──────── Supplied data

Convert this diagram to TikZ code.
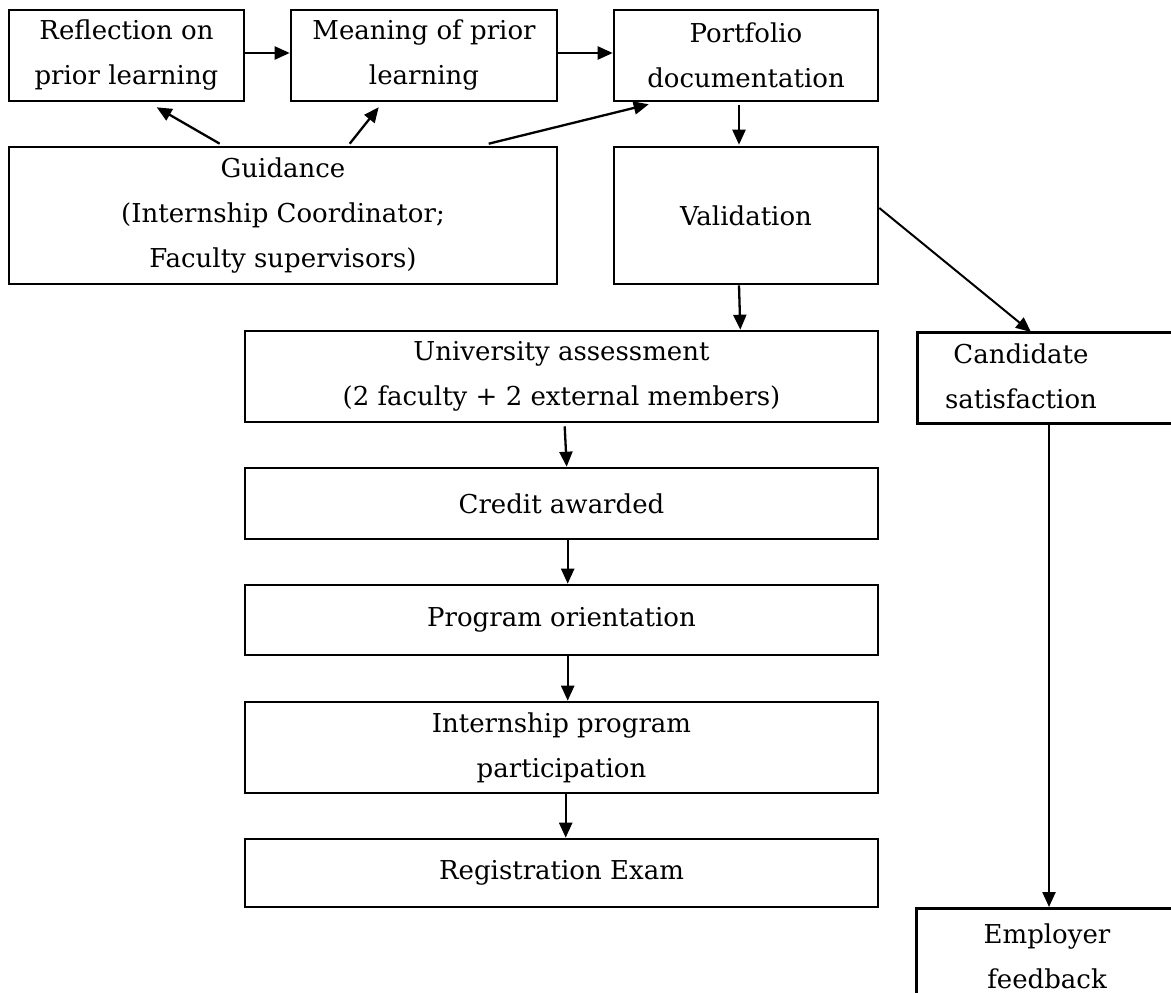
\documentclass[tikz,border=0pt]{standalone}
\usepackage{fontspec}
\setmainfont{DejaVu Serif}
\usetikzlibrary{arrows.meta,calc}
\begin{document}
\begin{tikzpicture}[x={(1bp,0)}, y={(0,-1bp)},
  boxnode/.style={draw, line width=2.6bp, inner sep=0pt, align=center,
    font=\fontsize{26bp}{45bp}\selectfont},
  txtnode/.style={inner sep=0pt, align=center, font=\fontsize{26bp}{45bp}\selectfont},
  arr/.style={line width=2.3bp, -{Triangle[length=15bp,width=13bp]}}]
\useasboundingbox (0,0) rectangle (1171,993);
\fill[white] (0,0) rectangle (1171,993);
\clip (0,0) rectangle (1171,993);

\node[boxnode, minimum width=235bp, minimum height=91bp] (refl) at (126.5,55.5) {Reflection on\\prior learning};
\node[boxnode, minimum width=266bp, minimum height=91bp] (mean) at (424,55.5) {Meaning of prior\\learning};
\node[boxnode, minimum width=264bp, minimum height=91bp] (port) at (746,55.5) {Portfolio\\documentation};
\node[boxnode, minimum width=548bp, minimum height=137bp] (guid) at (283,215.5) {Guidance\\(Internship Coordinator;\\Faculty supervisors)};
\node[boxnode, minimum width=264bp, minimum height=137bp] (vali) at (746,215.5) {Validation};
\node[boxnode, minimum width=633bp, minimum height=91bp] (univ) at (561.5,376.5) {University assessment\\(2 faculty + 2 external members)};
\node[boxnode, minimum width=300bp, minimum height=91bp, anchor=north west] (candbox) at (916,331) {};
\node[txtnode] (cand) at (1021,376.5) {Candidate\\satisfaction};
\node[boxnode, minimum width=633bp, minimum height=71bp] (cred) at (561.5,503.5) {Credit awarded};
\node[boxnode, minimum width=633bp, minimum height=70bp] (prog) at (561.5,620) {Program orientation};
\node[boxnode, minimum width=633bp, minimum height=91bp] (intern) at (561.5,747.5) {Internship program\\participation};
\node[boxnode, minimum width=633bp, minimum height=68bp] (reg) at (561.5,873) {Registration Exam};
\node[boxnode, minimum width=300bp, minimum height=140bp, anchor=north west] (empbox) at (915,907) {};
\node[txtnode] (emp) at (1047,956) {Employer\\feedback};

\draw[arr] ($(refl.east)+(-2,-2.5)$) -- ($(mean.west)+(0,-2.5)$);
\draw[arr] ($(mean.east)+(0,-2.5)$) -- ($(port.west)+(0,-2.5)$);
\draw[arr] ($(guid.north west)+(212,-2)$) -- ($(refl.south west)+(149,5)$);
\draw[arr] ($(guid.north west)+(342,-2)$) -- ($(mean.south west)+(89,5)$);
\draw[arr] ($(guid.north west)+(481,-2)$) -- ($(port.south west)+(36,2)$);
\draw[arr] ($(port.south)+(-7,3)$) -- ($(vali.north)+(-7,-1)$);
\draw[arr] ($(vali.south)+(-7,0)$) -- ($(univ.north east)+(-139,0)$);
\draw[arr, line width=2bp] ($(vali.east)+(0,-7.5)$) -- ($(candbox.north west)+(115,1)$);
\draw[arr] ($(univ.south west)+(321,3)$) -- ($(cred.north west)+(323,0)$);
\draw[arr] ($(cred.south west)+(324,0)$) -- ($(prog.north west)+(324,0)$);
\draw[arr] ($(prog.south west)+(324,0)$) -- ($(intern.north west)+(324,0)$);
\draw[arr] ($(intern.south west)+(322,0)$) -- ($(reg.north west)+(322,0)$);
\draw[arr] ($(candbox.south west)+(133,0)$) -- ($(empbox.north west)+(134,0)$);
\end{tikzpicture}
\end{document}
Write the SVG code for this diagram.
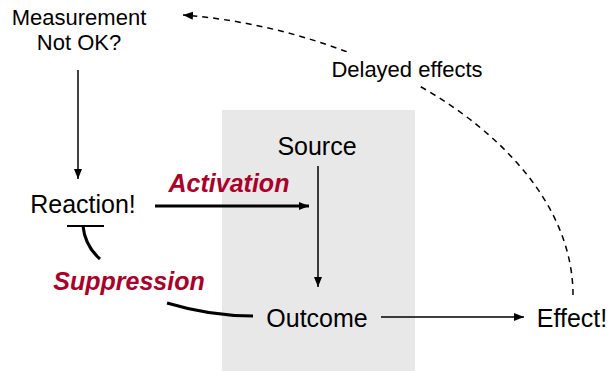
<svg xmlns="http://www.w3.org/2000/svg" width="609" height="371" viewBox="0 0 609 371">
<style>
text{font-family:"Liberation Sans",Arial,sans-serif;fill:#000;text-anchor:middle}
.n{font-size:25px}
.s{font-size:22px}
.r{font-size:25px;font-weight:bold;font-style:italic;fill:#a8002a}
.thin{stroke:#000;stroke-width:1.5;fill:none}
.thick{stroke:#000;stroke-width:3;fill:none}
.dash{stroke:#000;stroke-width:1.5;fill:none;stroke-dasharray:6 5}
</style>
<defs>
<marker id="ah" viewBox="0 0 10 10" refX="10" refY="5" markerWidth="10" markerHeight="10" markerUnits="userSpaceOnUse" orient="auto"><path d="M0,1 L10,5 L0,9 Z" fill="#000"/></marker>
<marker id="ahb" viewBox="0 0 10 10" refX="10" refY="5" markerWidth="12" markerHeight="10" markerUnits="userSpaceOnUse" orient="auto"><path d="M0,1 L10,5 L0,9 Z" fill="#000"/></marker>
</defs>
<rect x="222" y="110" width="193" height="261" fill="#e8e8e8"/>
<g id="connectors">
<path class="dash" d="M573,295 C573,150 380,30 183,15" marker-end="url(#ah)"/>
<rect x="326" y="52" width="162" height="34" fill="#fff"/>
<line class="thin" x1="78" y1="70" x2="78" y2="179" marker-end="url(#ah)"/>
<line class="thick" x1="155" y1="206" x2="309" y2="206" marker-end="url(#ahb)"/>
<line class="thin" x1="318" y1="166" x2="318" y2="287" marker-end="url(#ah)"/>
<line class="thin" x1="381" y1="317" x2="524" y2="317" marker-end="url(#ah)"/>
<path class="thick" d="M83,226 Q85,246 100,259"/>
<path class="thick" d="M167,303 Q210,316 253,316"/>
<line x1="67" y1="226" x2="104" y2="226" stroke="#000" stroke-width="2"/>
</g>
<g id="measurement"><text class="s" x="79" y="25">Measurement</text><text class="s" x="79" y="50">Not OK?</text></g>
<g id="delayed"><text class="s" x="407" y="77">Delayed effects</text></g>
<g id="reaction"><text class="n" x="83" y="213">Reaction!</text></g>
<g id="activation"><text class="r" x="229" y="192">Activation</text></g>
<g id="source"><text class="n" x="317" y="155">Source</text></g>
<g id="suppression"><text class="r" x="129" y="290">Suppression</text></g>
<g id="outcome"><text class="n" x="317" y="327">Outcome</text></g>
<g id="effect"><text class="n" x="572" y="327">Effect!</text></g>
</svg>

────────────────

Objective:
Strip out the pictures and quote the remaining data word for word.

Output for this task:
Convert this diagram to TikZ code.
\documentclass[tikz,border=0pt]{standalone}
\usepackage{fontspec}
\setmainfont{DejaVu Serif}
\usetikzlibrary{arrows.meta,calc}
\begin{document}
\begin{tikzpicture}[x={(1bp,0)}, y={(0,-1bp)},
  boxnode/.style={draw, line width=2.6bp, inner sep=0pt, align=center,
    font=\fontsize{26bp}{45bp}\selectfont},
  txtnode/.style={inner sep=0pt, align=center, font=\fontsize{26bp}{45bp}\selectfont},
  arr/.style={line width=2.3bp, -{Triangle[length=15bp,width=13bp]}}]
\useasboundingbox (0,0) rectangle (1171,993);
\fill[white] (0,0) rectangle (1171,993);
\clip (0,0) rectangle (1171,993);

\node[boxnode, minimum width=235bp, minimum height=91bp] (refl) at (126.5,55.5) {Reflection on\\prior learning};
\node[boxnode, minimum width=266bp, minimum height=91bp] (mean) at (424,55.5) {Meaning of prior\\learning};
\node[boxnode, minimum width=264bp, minimum height=91bp] (port) at (746,55.5) {Portfolio\\documentation};
\node[boxnode, minimum width=548bp, minimum height=137bp] (guid) at (283,215.5) {Guidance\\(Internship Coordinator;\\Faculty supervisors)};
\node[boxnode, minimum width=264bp, minimum height=137bp] (vali) at (746,215.5) {Validation};
\node[boxnode, minimum width=633bp, minimum height=91bp] (univ) at (561.5,376.5) {University assessment\\(2 faculty + 2 external members)};
\node[boxnode, minimum width=300bp, minimum height=91bp, anchor=north west] (candbox) at (916,331) {};
\node[txtnode] (cand) at (1021,376.5) {Candidate\\satisfaction};
\node[boxnode, minimum width=633bp, minimum height=71bp] (cred) at (561.5,503.5) {Credit awarded};
\node[boxnode, minimum width=633bp, minimum height=70bp] (prog) at (561.5,620) {Program orientation};
\node[boxnode, minimum width=633bp, minimum height=91bp] (intern) at (561.5,747.5) {Internship program\\participation};
\node[boxnode, minimum width=633bp, minimum height=68bp] (reg) at (561.5,873) {Registration Exam};
\node[boxnode, minimum width=300bp, minimum height=140bp, anchor=north west] (empbox) at (915,907) {};
\node[txtnode] (emp) at (1047,956) {Employer\\feedback};

\draw[arr] ($(refl.east)+(-2,-2.5)$) -- ($(mean.west)+(0,-2.5)$);
\draw[arr] ($(mean.east)+(0,-2.5)$) -- ($(port.west)+(0,-2.5)$);
\draw[arr] ($(guid.north west)+(212,-2)$) -- ($(refl.south west)+(149,5)$);
\draw[arr] ($(guid.north west)+(342,-2)$) -- ($(mean.south west)+(89,5)$);
\draw[arr] ($(guid.north west)+(481,-2)$) -- ($(port.south west)+(36,2)$);
\draw[arr] ($(port.south)+(-7,3)$) -- ($(vali.north)+(-7,-1)$);
\draw[arr] ($(vali.south)+(-7,0)$) -- ($(univ.north east)+(-139,0)$);
\draw[arr, line width=2bp] ($(vali.east)+(0,-7.5)$) -- ($(candbox.north west)+(115,1)$);
\draw[arr] ($(univ.south west)+(321,3)$) -- ($(cred.north west)+(323,0)$);
\draw[arr] ($(cred.south west)+(324,0)$) -- ($(prog.north west)+(324,0)$);
\draw[arr] ($(prog.south west)+(324,0)$) -- ($(intern.north west)+(324,0)$);
\draw[arr] ($(intern.south west)+(322,0)$) -- ($(reg.north west)+(322,0)$);
\draw[arr] ($(candbox.south west)+(133,0)$) -- ($(empbox.north west)+(134,0)$);
\end{tikzpicture}
\end{document}
Write the SVG code for this diagram.
<svg xmlns="http://www.w3.org/2000/svg" width="609" height="371" viewBox="0 0 609 371">
<style>
text{font-family:"Liberation Sans",Arial,sans-serif;fill:#000;text-anchor:middle}
.n{font-size:25px}
.s{font-size:22px}
.r{font-size:25px;font-weight:bold;font-style:italic;fill:#a8002a}
.thin{stroke:#000;stroke-width:1.5;fill:none}
.thick{stroke:#000;stroke-width:3;fill:none}
.dash{stroke:#000;stroke-width:1.5;fill:none;stroke-dasharray:6 5}
</style>
<defs>
<marker id="ah" viewBox="0 0 10 10" refX="10" refY="5" markerWidth="10" markerHeight="10" markerUnits="userSpaceOnUse" orient="auto"><path d="M0,1 L10,5 L0,9 Z" fill="#000"/></marker>
<marker id="ahb" viewBox="0 0 10 10" refX="10" refY="5" markerWidth="12" markerHeight="10" markerUnits="userSpaceOnUse" orient="auto"><path d="M0,1 L10,5 L0,9 Z" fill="#000"/></marker>
</defs>
<rect x="222" y="110" width="193" height="261" fill="#e8e8e8"/>
<g id="connectors">
<path class="dash" d="M573,295 C573,150 380,30 183,15" marker-end="url(#ah)"/>
<rect x="326" y="52" width="162" height="34" fill="#fff"/>
<line class="thin" x1="78" y1="70" x2="78" y2="179" marker-end="url(#ah)"/>
<line class="thick" x1="155" y1="206" x2="309" y2="206" marker-end="url(#ahb)"/>
<line class="thin" x1="318" y1="166" x2="318" y2="287" marker-end="url(#ah)"/>
<line class="thin" x1="381" y1="317" x2="524" y2="317" marker-end="url(#ah)"/>
<path class="thick" d="M83,226 Q85,246 100,259"/>
<path class="thick" d="M167,303 Q210,316 253,316"/>
<line x1="67" y1="226" x2="104" y2="226" stroke="#000" stroke-width="2"/>
</g>
<g id="measurement"><text class="s" x="79" y="25">Measurement</text><text class="s" x="79" y="50">Not OK?</text></g>
<g id="delayed"><text class="s" x="407" y="77">Delayed effects</text></g>
<g id="reaction"><text class="n" x="83" y="213">Reaction!</text></g>
<g id="activation"><text class="r" x="229" y="192">Activation</text></g>
<g id="source"><text class="n" x="317" y="155">Source</text></g>
<g id="suppression"><text class="r" x="129" y="290">Suppression</text></g>
<g id="outcome"><text class="n" x="317" y="327">Outcome</text></g>
<g id="effect"><text class="n" x="572" y="327">Effect!</text></g>
</svg>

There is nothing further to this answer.